A Year in Shorts Day 177: "When the Day Breaks"
As I’ve said before, the category for Best Animated Short at the 72nd Academy Awards was (with one major exception) an incredibly strong one. And the National Film Board of Canada had its hands in two of that year’s nominees. One we’ve already covered (the utterly delightful My Grandmother Ironed the King’s Shirts), and today we’ll be discussing the other, When the Day Breaks. It is, admittedly, less delightful, but that doesn’t make it any less wonderful in my book. Let’s take a look!
Directed by Amanda Forbis and Wendy Tilby, When the Day Breaks is a short about the series of seemingly minor connections that link the anthropomorphic animal residents of an unnamed city together in ways both see and unseen. It's sort like of if Babel were set in Zootopia. And also if Babel wasn't terrible. Either way, When the Day Breaks is a fairly bizarre and exceptionally moody piece of animation, built more around moments than a linear story. It might not be everyone's cup of tea, but I find myself weirdly charmed by it.
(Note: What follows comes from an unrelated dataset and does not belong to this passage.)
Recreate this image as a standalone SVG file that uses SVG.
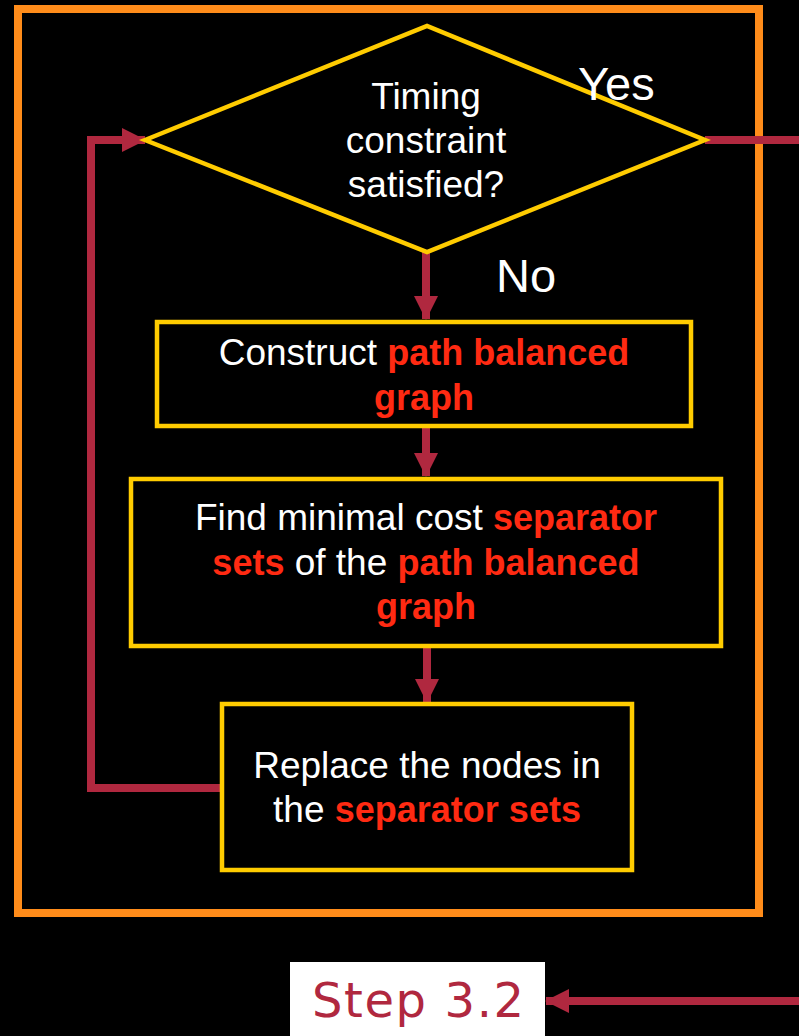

The lion's share of credit for that comes down to the animation, which is a strange and unsettling mix of crudely simplistic with hyper realistic detail. Apparently the character animation was done by rotoscoping over footage of live actors, with animal heads drawn on. The result is an eerily effective method of animation, which is something that I think defines Forbis and Tilby's work. (The two would go on to direct 2011's Wild Life, which is a personal favorite short of mine; stay tuned for that post!) I'm not typically a fan of rotoscoping, but it works very well here.
Similarly, while I'm not particularly fond of drab color palettes, this film more than justifies its use of muted tones. This is a fairly depressing film, so some bleak colors are warranted. And at the same time the short still manages to look gorgeous in its own way, especially in the more abstract moments. And tying it all together is a hauntingly beautiful soundtrack composed by Judith Gruber-Switzer. There is an art to making depressing movies like this, and the women who worked on this absolutely nailed it.
While admittedly When the Day Breaks is not a short for everyone (and even I admit I wish all of its pieces had cohered into something with a little more clarity by the end), it is nevertheless a striking piece of animation that deserves to be seen and appreciated. The great thing about the NFBC is the way in which they allow for artists to fully express their unique vision. That can produce mixed results, of course, but when some truly talented filmmakers are given the opportunity, they can make something really special. It's no wonder that they had two films competing for Best Animated Short that year. And it's certainly no wonder that both of them turned out so wonderfully.